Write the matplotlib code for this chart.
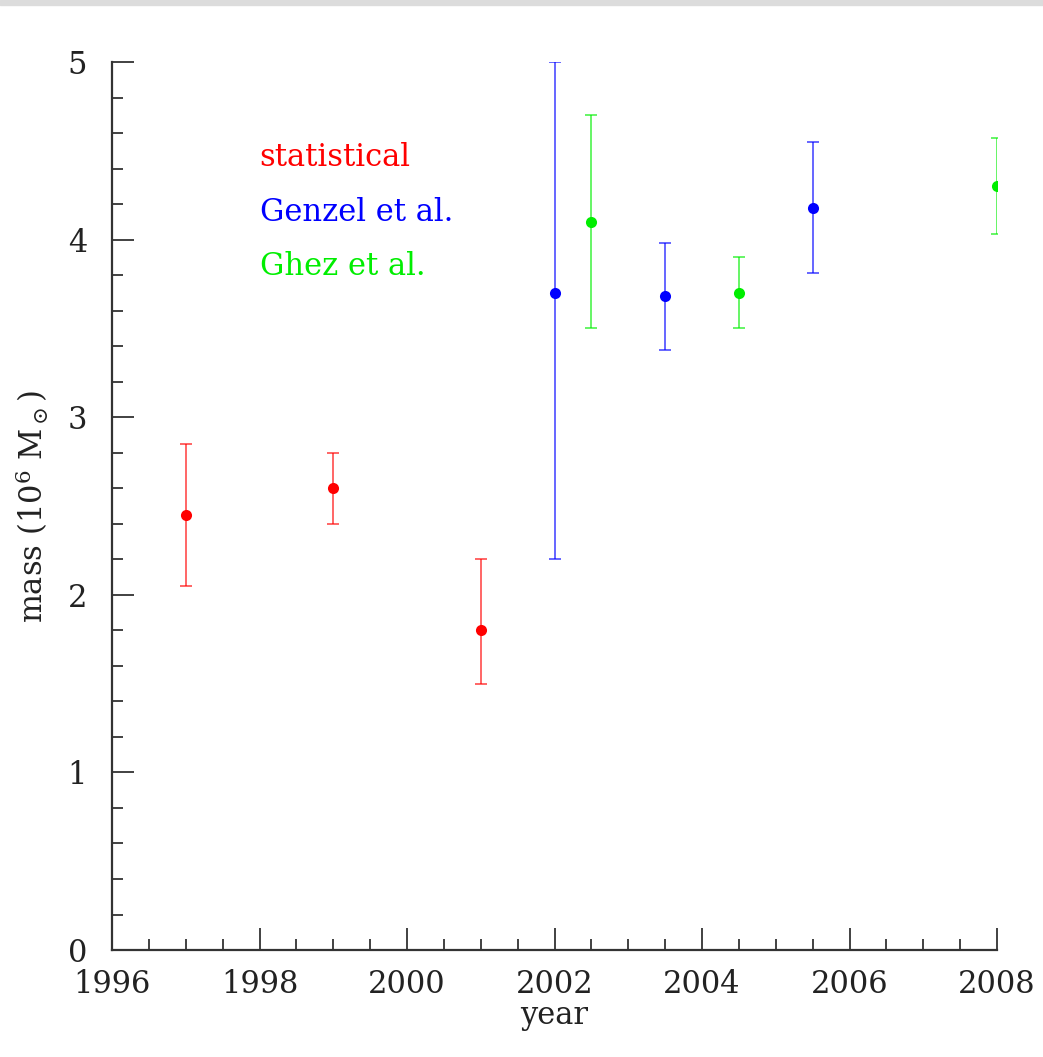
import numpy as np
import matplotlib
matplotlib.use('Agg')
import matplotlib.pyplot as plt
from matplotlib.patches import Rectangle
from matplotlib.ticker import MultipleLocator

# statistical estimates
stat_year = [1997, 1999, 2001]
stat_mass = [2.45, 2.6, 1.8]
stat_lo = [2.05, 2.4, 1.5]
stat_hi = [2.85, 2.8, 2.2]

# Genzel et al.
genzel_year = [2002, 2003.5, 2005.5]
genzel_mass = [3.7, 3.68, 4.18]
genzel_lo = [2.2, 3.38, 3.81]
genzel_hi = [5.0, 3.98, 4.55]

# Ghez et al.
ghez_year = [2002.5, 2004.5, 2008]
ghez_mass = [4.1, 3.7, 4.3]
ghez_lo = [3.5, 3.5, 4.03]
ghez_hi = [4.7, 3.9, 4.57]

plt.rcParams['font.family'] = ['DejaVu Serif', 'DejaVu Sans']
plt.rcParams['mathtext.fontset'] = 'dejavuserif'

fig = plt.figure(figsize=(10.43, 10.57), dpi=100)
fig.patches.append(Rectangle((0, 1 - 5/1057.), 1, 5/1057., transform=fig.transFigure,
                             color='#dcdcdc', zorder=0))
ax = fig.add_axes([0.1074, 0.1012, 0.8485, 0.8401])

def draw(x, m, lo, hi, col):
    x = np.array(x); m = np.array(m)
    err = [m - np.array(lo), np.array(hi) - m]
    ax.errorbar(x, m, yerr=err, fmt='none', ecolor=col, elinewidth=1.3,
                capsize=4.3, capthick=1.3, alpha=0.65)
    ax.plot(x, m, 'o', color=col, markersize=8, markeredgewidth=0)

draw(stat_year, stat_mass, stat_lo, stat_hi, '#ff0000')
draw(genzel_year, genzel_mass, genzel_lo, genzel_hi, '#0000ff')
draw(ghez_year, ghez_mass, ghez_lo, ghez_hi, '#00ee00')

ax.set_xlim(1996, 2008)
ax.set_ylim(0, 5)
for s in ['top', 'right']:
    ax.spines[s].set_visible(False)
for s in ['left', 'bottom']:
    ax.spines[s].set_color('#333333')
    ax.spines[s].set_linewidth(1.6)

ax.xaxis.set_major_locator(MultipleLocator(2))
ax.xaxis.set_minor_locator(MultipleLocator(0.5))
ax.yaxis.set_major_locator(MultipleLocator(1))
ax.yaxis.set_minor_locator(MultipleLocator(0.2))
ax.tick_params(which='both', direction='in', color='#333333', width=1.3,
               labelsize=22, labelcolor='#222222')
ax.tick_params(which='major', length=16)
ax.tick_params(which='minor', length=8)
ax.tick_params(axis='x', pad=14)
ax.tick_params(axis='y', pad=18)

ax.set_xlabel('year', fontsize=22, color='#222222', labelpad=0)
ax.set_ylabel(r'mass (10$^6$ M$_\odot$)', fontsize=22, color='#222222', labelpad=12)

ax.text(1998.0, 4.46, 'statistical', color='#ff0000', fontsize=22, va='center')
ax.text(1998.0, 4.155, 'Genzel et al.', color='#0000ff', fontsize=22, va='center')
ax.text(1998.0, 3.85, 'Ghez et al.', color='#00ee00', fontsize=22, va='center')

fig.savefig('out.png', dpi=100)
******************************
• [WHAT TO WORK ON] Pictures are excluded; extract exactly the lines from the start of the data through the line that holds "plt.rcParams['mathtext.fontset'] = 'dejavuserif'", both ends included.

• [FINISHED TASK]
Write the matplotlib code for this chart.
import numpy as np
import matplotlib
matplotlib.use('Agg')
import matplotlib.pyplot as plt
from matplotlib.patches import Rectangle
from matplotlib.ticker import MultipleLocator

# statistical estimates
stat_year = [1997, 1999, 2001]
stat_mass = [2.45, 2.6, 1.8]
stat_lo = [2.05, 2.4, 1.5]
stat_hi = [2.85, 2.8, 2.2]

# Genzel et al.
genzel_year = [2002, 2003.5, 2005.5]
genzel_mass = [3.7, 3.68, 4.18]
genzel_lo = [2.2, 3.38, 3.81]
genzel_hi = [5.0, 3.98, 4.55]

# Ghez et al.
ghez_year = [2002.5, 2004.5, 2008]
ghez_mass = [4.1, 3.7, 4.3]
ghez_lo = [3.5, 3.5, 4.03]
ghez_hi = [4.7, 3.9, 4.57]

plt.rcParams['font.family'] = ['DejaVu Serif', 'DejaVu Sans']
plt.rcParams['mathtext.fontset'] = 'dejavuserif'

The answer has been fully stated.